Sur place, les hôteliers et les propriétaires des maisons en location partagent la même peur panique. Ils ont calculé que si l'exécutif régional décrète la phase II – soit 180 litres par jour par personne – et que celle-ci s'accompagne de restrictions horaires pour l'usage de l'eau, les pertes avoisineront les 40%. Eugeni Pibernat, élu d'opposition d'une formation municipaliste, se montre critique: «Au lieu de s'occuper de l'indépendance, les séparatistes au pouvoir auraient mieux fait de prévenir la sécheresse bien avant!» A l'en croire, un tiers de l'eau se perd dans les 150 kilomètres de canalisations défectueuses de cette vaste commune. La mairie a annoncé un plan de 13 millions d'euros pour y remédier, mais, en dépit des promesses, cela avance lentement.
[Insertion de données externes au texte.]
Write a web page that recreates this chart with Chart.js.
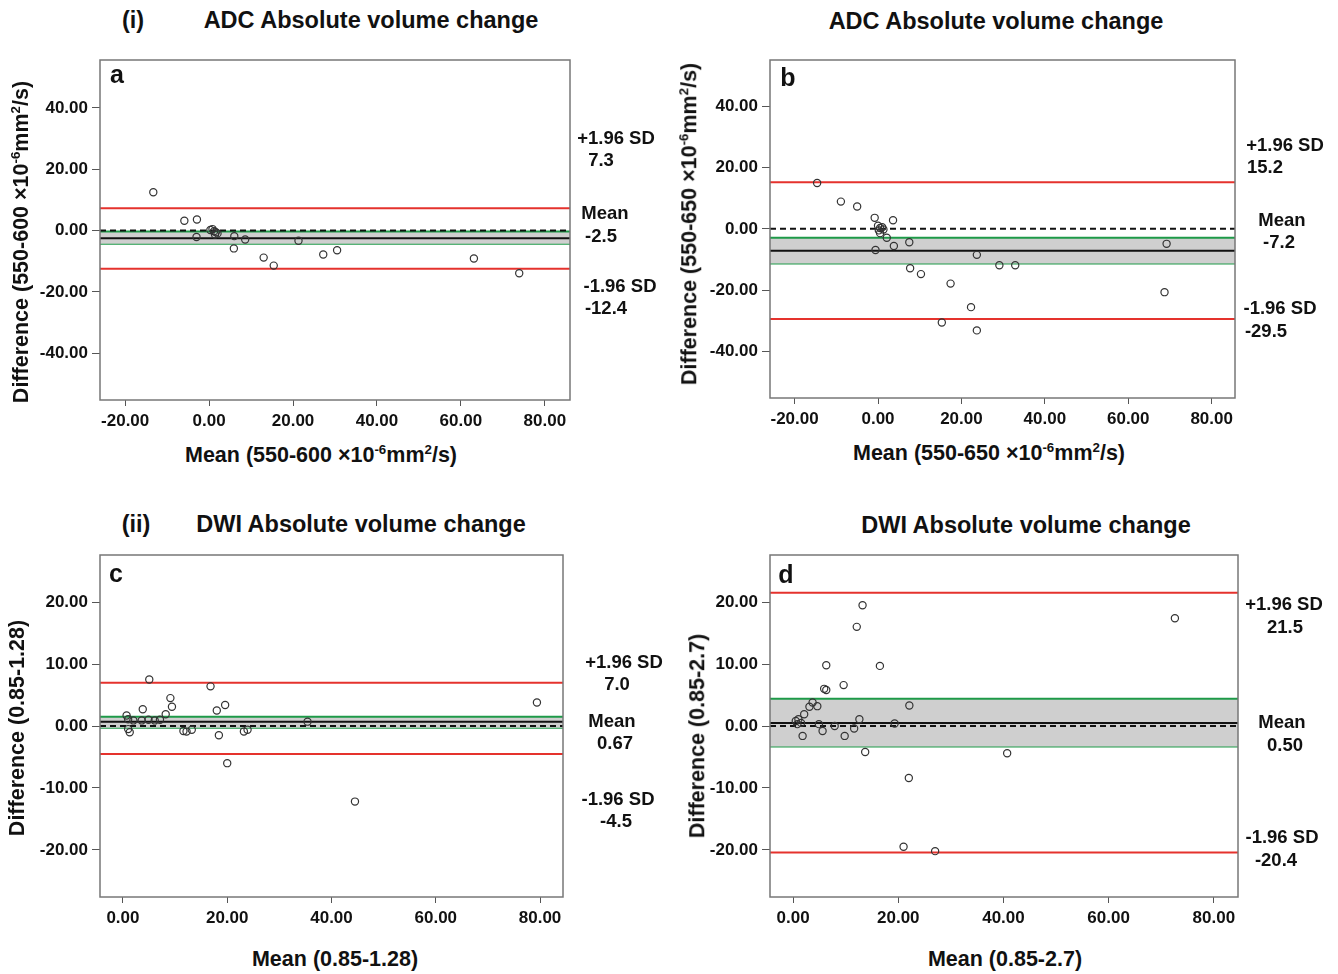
<!DOCTYPE html>
<html>
<head>
<meta charset="utf-8">
<script src="https://cdn.jsdelivr.net/npm/chart.js@4.4.1/dist/chart.umd.min.js"></script>
<style>
  body { margin: 0; background: #fff; width: 1338px; height: 974px; position: relative; overflow: hidden;
         font-family: "Liberation Sans", Arial, sans-serif; font-weight: bold; color: #111; }
  canvas { position: absolute; }
  .t { position: absolute; white-space: nowrap; transform: translate(-50%, -50%); line-height: 1; }
  .rot { transform: translate(-50%, -50%) rotate(-90deg); }
  sup { font-size: 62%; position: relative; top: -0.15em; vertical-align: top; }
</style>
</head>
<body>
<script>
// tick labels
const xTicksAB = [-20, 0, 20, 40, 60, 80];
const yTicksAB = [-40, -20, 0, 20, 40];
const xTicksCD = [0, 20, 40, 60, 80];
const yTicksCD = [-20, -10, 0, 10, 20];

// (a) ADC 550-600
const meanA = [-13.3, -5.9, -2.9, -3.0, 0.3, 0.8, 1.2, 1.6, 2.0, 1.4, 6.0, 8.6, 5.9, 13.0, 15.4, 21.3, 27.2, 30.5, 63.1, 73.9];
const diffA = [12.5, 3.2, 3.6, -2.1, 0.2, 0.5, -0.2, -0.5, -0.9, -1.3, -1.8, -2.9, -5.8, -8.8, -11.4, -3.3, -7.8, -6.4, -9.1, -13.9];
const limitsA = [7.3, -2.5, -12.4];      // +1.96 SD, mean, -1.96 SD
const ciA = [-0.3, -4.3];                // 95% CI of mean
const limitTextA = ['7.3', '-2.5', '-12.4'];

// (b) ADC 550-650
const meanB = [-14.6, -8.9, -5.0, -0.8, 3.6, 0.0, 0.5, 1.0, 1.3, 0.2, 0.5, 2.1, 3.8, -0.6, 7.5, 7.7, 10.3, 17.4, 22.3, 15.3, 23.7, 23.7, 29.1, 32.9, 69.2, 68.7];
const diffB = [15.0, 8.9, 7.3, 3.6, 2.8, 1.0, 0.3, 0.5, -0.2, -0.5, -1.4, -2.9, -5.6, -6.9, -4.4, -12.9, -14.8, -17.9, -25.6, -30.6, -33.2, -8.5, -11.9, -11.9, -4.9, -20.7];
const limitsB = [15.2, -7.2, -29.5];
const ciB = [-2.9, -11.3];
const limitTextB = ['15.2', '-7.2', '-29.5'];

// (c) DWI 0.85-1.28
const meanC = [5.05, 16.8, 9.1, 9.4, 3.8, 19.6, 18.0, 8.2, 1.0, 2.0, 3.6, 4.9, 6.1, 7.1, 0.7, 1.3, 1.0, 11.6, 12.2, 13.2, 18.4, 23.2, 23.9, 20.0, 35.4, 44.5, 79.4];
const diffC = [7.5, 6.4, 4.5, 3.1, 2.7, 3.4, 2.5, 1.9, 1.1, 0.9, 0.9, 1.0, 0.9, 1.0, 1.7, -1.0, -0.5, -0.8, -0.9, -0.6, -1.5, -0.9, -0.6, -6.0, 0.7, -12.2, 3.8];
const limitsC = [7.0, 0.67, -4.5];
const ciC = [1.5, -0.27];
const limitTextC = ['7.0', '0.67', '-4.5'];

// (d) DWI 0.85-2.7
const meanD = [13.2, 12.1, 6.3, 16.5, 9.6, 5.9, 6.3, 3.7, 3.1, 4.6, 22.1, 2.1, 0.5, 1.0, 1.5, 0.8, 12.6, 4.9, 7.9, 19.3, 11.6, 5.6, 1.8, 9.8, 13.7, 40.7, 22.0, 21.0, 27.0, 72.6];
const diffD = [19.5, 16.0, 9.8, 9.7, 6.6, 6.0, 5.8, 3.8, 3.1, 3.2, 3.3, 1.9, 0.8, 1.1, 0.5, 0.3, 1.1, 0.3, 0.0, 0.4, -0.4, -0.8, -1.6, -1.6, -4.2, -4.4, -8.4, -19.5, -20.2, 17.4];
const limitsD = [21.5, 0.50, -20.4];
const ciD = [4.4, -3.3];
const limitTextD = ['21.5', '0.50', '-20.4'];

const RED = '#e5322d', GREEN = '#1e9a48', BAND = '#cfcfcf', INK = '#111';
const tickFont = { family: '"Liberation Sans", Arial, sans-serif', size: 17, weight: 'bold' };

function text(html, x, y, size, rotate) {
  const d = document.createElement('div');
  d.className = 't' + (rotate ? ' rot' : '');
  d.style.left = x + 'px';
  d.style.top = y + 'px';
  d.style.fontSize = size + 'px';
  d.innerHTML = html;
  document.body.appendChild(d);
}

const boxPlugin = {
  id: 'box',
  afterDraw(chart) {
    const { ctx, chartArea: a } = chart;
    ctx.save();
    ctx.strokeStyle = '#777';
    ctx.lineWidth = 1.5;
    ctx.strokeRect(a.left, a.top, a.right - a.left, a.bottom - a.top);
    ctx.restore();
  }
};

function hline(v, xr, color, extra) {
  return Object.assign({
    type: 'line',
    data: [{ x: xr[0], y: v }, { x: xr[1], y: v }],
    borderColor: color, borderWidth: 2, pointRadius: 0, fill: false
  }, extra || {});
}

// canvas = plot box + room for y labels (80 left), x labels (35 below), padding top/right
const PAD_TOP = 16, PAD_RIGHT = 26;

function panel(p) {
  const cv = document.createElement('canvas');
  const w = (p.area[2] - p.area[0]) + 80 + PAD_RIGHT;
  const h = (p.area[3] - p.area[1]) + 35 + PAD_TOP;
  cv.width = w; cv.height = h;
  cv.style.left = (p.area[0] - 80) + 'px';
  cv.style.top = (p.area[1] - PAD_TOP) + 'px';
  cv.style.width = w + 'px'; cv.style.height = h + 'px';
  document.body.appendChild(cv);

  const pts = p.xs.map((x, i) => ({ x: x, y: p.ys[i] }));
  new Chart(cv, {
    type: 'scatter',
    data: {
      datasets: [
        { data: pts, pointRadius: 3.6, pointBorderWidth: 1.2, borderColor: '#333', backgroundColor: 'rgba(0,0,0,0)' },
        hline(0, p.xr, INK, { borderDash: [6, 4] }),
        hline(p.limits[1], p.xr, INK),
        hline(p.limits[0], p.xr, RED),
        hline(p.limits[2], p.xr, RED),
        hline(p.ci[0], p.xr, GREEN, { fill: '+1', backgroundColor: BAND }),
        hline(p.ci[1], p.xr, GREEN)
      ]
    },
    options: {
      responsive: false,
      animation: false,
      layout: { padding: { top: PAD_TOP, right: PAD_RIGHT, left: 0, bottom: 0 } },
      plugins: { legend: { display: false }, tooltip: { enabled: false } },
      scales: {
        x: {
          type: 'linear', min: p.xr[0], max: p.xr[1],
          afterBuildTicks: s => { s.ticks = p.xt.map(v => ({ value: v })); },
          afterFit: s => { s.height = 35; },
          ticks: { callback: v => v.toFixed(2), font: tickFont, color: INK, padding: 5, autoSkip: false, maxRotation: 0 },
          grid: { drawOnChartArea: false, drawTicks: true, tickLength: 6, tickColor: '#555' },
          border: { display: false }
        },
        y: {
          type: 'linear', min: p.yr[0], max: p.yr[1],
          afterBuildTicks: s => { s.ticks = p.yt.map(v => ({ value: v })); },
          afterFit: s => { s.width = 80; },
          ticks: { callback: v => v.toFixed(2), font: tickFont, color: INK, padding: 4, autoSkip: false },
          grid: { drawOnChartArea: false, drawTicks: true, tickLength: 8, tickColor: '#555' },
          border: { display: false }
        }
      }
    },
    plugins: [boxPlugin]
  });
}

panel({ area: [100, 60, 570, 400], xr: [-26, 86], yr: [-55.2, 55.6], xt: xTicksAB, yt: yTicksAB, xs: meanA, ys: diffA, limits: limitsA, ci: ciA });
panel({ area: [770, 60, 1235, 398], xr: [-25.9, 85.6], yr: [-55.3, 55.2], xt: xTicksAB, yt: yTicksAB, xs: meanB, ys: diffB, limits: limitsB, ci: ciB });
panel({ area: [100, 555, 563, 897], xr: [-4.4, 84.4], yr: [-27.6, 27.6], xt: xTicksCD, yt: yTicksCD, xs: meanC, ys: diffC, limits: limitsC, ci: ciC });
panel({ area: [770, 555, 1238, 897], xr: [-4.4, 84.6], yr: [-27.6, 27.6], xt: xTicksCD, yt: yTicksCD, xs: meanD, ys: diffD, limits: limitsD, ci: ciD });

// titles
text('(i)', 133, 21, 23.5);
text('ADC Absolute volume change', 371, 21, 23.5);
text('ADC Absolute volume change', 996, 22, 23.5);
text('(ii)', 136, 525, 23.5);
text('DWI Absolute volume change', 361, 525, 23.5);
text('DWI Absolute volume change', 1026, 526, 23.5);

// panel letters
text('a', 117, 74, 25);
text('b', 788, 77, 25);
text('c', 116, 573, 25);
text('d', 786, 574, 25);

// axis titles
const unitA = '550-600 &times;10<sup>-6</sup>mm<sup>2</sup>/s';
const unitB = '550-650 &times;10<sup>-6</sup>mm<sup>2</sup>/s';
text('Difference (' + unitA + ')', 22, 242, 21.5, true);
text('Difference (' + unitB + ')', 690, 224, 21.5, true);
text('Difference (0.85-1.28)', 18, 728, 21.5, true);
text('Difference (0.85-2.7)', 698, 736, 21.5, true);
text('Mean (' + unitA + ')', 321, 456, 21.5);
text('Mean (' + unitB + ')', 989, 454, 21.5);
text('Mean (0.85-1.28)', 335, 960, 21.5);
text('Mean (0.85-2.7)', 1005, 960, 21.5);

// limit labels
function limitLabels(tx, pos) {
  text('+1.96 SD', pos[0][0], pos[0][1], 18.5);
  text(tx[0], pos[1][0], pos[1][1], 18.5);
  text('Mean', pos[2][0], pos[2][1], 18.5);
  text(tx[1], pos[3][0], pos[3][1], 18.5);
  text('-1.96 SD', pos[4][0], pos[4][1], 18.5);
  text(tx[2], pos[5][0], pos[5][1], 18.5);
}
limitLabels(limitTextA, [[616, 138], [601, 160], [605, 213], [601, 236], [620, 286], [606, 308]]);
limitLabels(limitTextB, [[1285, 145], [1265, 167], [1282, 220], [1279, 242], [1280, 308], [1266, 331]]);
limitLabels(limitTextC, [[624, 662], [617, 684], [612, 721], [615, 743], [618, 799], [616, 821]]);
limitLabels(limitTextD, [[1284, 604], [1285, 627], [1282, 722], [1285, 745], [1282, 837], [1276, 860]]);
</script>
</body>
</html>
Secteur industriel épargné
A Palafrugell, commune voisine – et plus authentique – de quelque 23 000 habitants, Josep Ferrés s'arrache les cheveux. Dans l'opposition municipale, cet architecte est proche du parti Podemos. «Avec le modèle de type Begur, on va dans le mur à coup sûr. C'est la surenchère du profit, de l'expansion et donc d'une consommation d'eau sans frein: ça va forcément exploser comme une bulle. A Begur ou ailleurs, beaucoup font chauffer leur piscine l'hiver, c'est le chacun pour soi et le sauve-qui-peut!» Malgré l'épée de Damoclès hydrique, les hôteliers craignent pour leur manne. Plus au sud, à Lloret de Mar, une Mecque du tourisme de masse avec 120 hôtels et 7 kilomètres de plages, l'association des hôteliers a déboursé 1,5 million d'euros pour une usine de dessalement privée, qui entrera en fonctionnement en mai et permettra de remplir les piscines.
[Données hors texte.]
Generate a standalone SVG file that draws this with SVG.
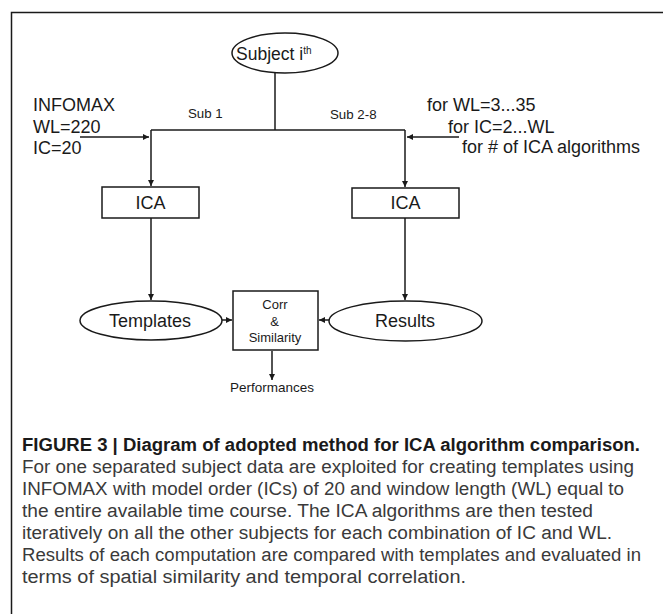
<svg xmlns="http://www.w3.org/2000/svg" width="663" height="614" viewBox="0 0 663 614">
<style>
.ln{fill:none;stroke:#1a1a1a;stroke-width:1.5}
.nd{fill:#fff;stroke:#1a1a1a;stroke-width:1.5}
.t{font-family:"Liberation Sans",Arial,sans-serif;fill:#1a1a1a}
.c{font-family:"Liberation Sans",Arial,sans-serif;fill:#3a3a3a;font-size:18px}
.cb{font-family:"Liberation Sans",Arial,sans-serif;fill:#1a1a1a;font-size:18px;font-weight:bold}
</style>
<defs>
<marker id="ah" viewBox="0 0 10 10" refX="10" refY="5" markerWidth="6" markerHeight="6" markerUnits="userSpaceOnUse" orient="auto">
<path d="M0,0 L10,5 L0,10 z" fill="#1a1a1a"/>
</marker>
</defs>
<rect width="663" height="614" fill="#fff"/>
<path class="ln" d="M11.5,614 V12.5 H663"/>
<g id="connectors">
<path class="ln" d="M275,72 V130"/>
<path class="ln" d="M151,130 H405"/>
<path class="ln" d="M151,130 V186" marker-end="url(#ah)"/>
<path class="ln" d="M405,130 V187" marker-end="url(#ah)"/>
<path class="ln" d="M80,137 H149" marker-end="url(#ah)"/>
<path class="ln" d="M459,137 H407" marker-end="url(#ah)"/>
<path class="ln" d="M151,218 V300" marker-end="url(#ah)"/>
<path class="ln" d="M405,218 V300" marker-end="url(#ah)"/>
<path class="ln" d="M222,320 H232" marker-end="url(#ah)"/>
<path class="ln" d="M329,320 H319" marker-end="url(#ah)"/>
<path class="ln" d="M272,351 V380" marker-end="url(#ah)"/>
</g>
<g id="subject">
<ellipse class="nd" cx="285" cy="53" rx="53" ry="20"/>
<text class="t" x="236" y="59.5" font-size="17.5">Subject i<tspan font-size="10" dy="-6">th</tspan></text>
</g>
<g id="label-sub1"><text class="t" x="188" y="118" font-size="13.3">Sub 1</text></g>
<g id="label-sub28"><text class="t" x="330" y="119" font-size="13.3">Sub 2-8</text></g>
<g id="label-infomax">
<text class="t" x="33" y="111" font-size="18">INFOMAX</text>
<text class="t" x="33" y="133" font-size="18">WL=220</text>
<text class="t" x="33" y="154" font-size="18">IC=20</text>
</g>
<g id="label-loops">
<text class="t" x="427" y="111" font-size="18">for WL=3...35</text>
<text class="t" x="448" y="133" font-size="18">for IC=2...WL</text>
<text class="t" x="462" y="153" font-size="18">for # of ICA algorithms</text>
</g>
<g id="ica1">
<rect class="nd" x="102" y="187" width="97" height="31"/>
<text class="t" x="150.5" y="209" font-size="18" text-anchor="middle">ICA</text>
</g>
<g id="ica2">
<rect class="nd" x="352" y="188" width="107" height="30"/>
<text class="t" x="405.5" y="209" font-size="18" text-anchor="middle">ICA</text>
</g>
<g id="templates">
<ellipse class="nd" cx="151" cy="320.5" rx="71" ry="19.5"/>
<text class="t" x="150" y="327" font-size="18" text-anchor="middle">Templates</text>
</g>
<g id="results">
<ellipse class="nd" cx="405.5" cy="321" rx="76.5" ry="20"/>
<text class="t" x="405" y="327" font-size="18" text-anchor="middle">Results</text>
</g>
<g id="corr">
<rect class="nd" x="233" y="291" width="85" height="59"/>
<text class="t" x="275" y="309" font-size="13" text-anchor="middle">Corr</text>
<text class="t" x="274.5" y="326" font-size="13" text-anchor="middle">&amp;</text>
<text class="t" x="275" y="342" font-size="13" text-anchor="middle">Similarity</text>
</g>
<g id="performances"><text class="t" x="272" y="392" font-size="13.5" text-anchor="middle">Performances</text></g>
<g id="caption">
<text class="cb" x="22" y="451" textLength="618" lengthAdjust="spacingAndGlyphs">FIGURE 3 | Diagram of adopted method for ICA algorithm comparison.</text>
<text class="c" x="22" y="473" textLength="612" lengthAdjust="spacingAndGlyphs">For one separated subject data are exploited for creating templates using</text>
<text class="c" x="22" y="495" textLength="602" lengthAdjust="spacingAndGlyphs">INFOMAX with model order (ICs) of 20 and window length (WL) equal to</text>
<text class="c" x="22" y="517" textLength="571" lengthAdjust="spacingAndGlyphs">the entire available time course. The ICA algorithms are then tested</text>
<text class="c" x="22" y="539" textLength="590" lengthAdjust="spacingAndGlyphs">iteratively on all the other subjects for each combination of IC and WL.</text>
<text class="c" x="22" y="561" textLength="619" lengthAdjust="spacingAndGlyphs">Results of each computation are compared with templates and evaluated in</text>
<text class="c" x="22" y="583" textLength="444" lengthAdjust="spacingAndGlyphs">terms of spatial similarity and temporal correlation.</text>
</g>
</svg>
«Si on veut éviter de graves conflits, les secteurs agricole, touristique et aussi industriel doivent comprendre que cette crise hydrique touche tout le monde», poursuit Josep Ferrés. Le secteur industriel, précisément, est en cause. Les autorités ont fait savoir qu'elles ne voulaient pas toucher aux entreprises «vitales pour l'économie du pays». Narcis Poch réagit avec véhémence: «Et nous, les agriculteurs, ne sommes-nous pas aussi importants si on nourrit les gens?» Pour Dante Maschio, porte-parole du collectif Aigua és Vida («l'eau c'est la vie»), «il est très préoccupant que les autorités ne pratiquent pas la transparence quant à la consommation en eau des multinationales et grandes entreprises. Car, enfin, nous sommes tous dans le même bateau!»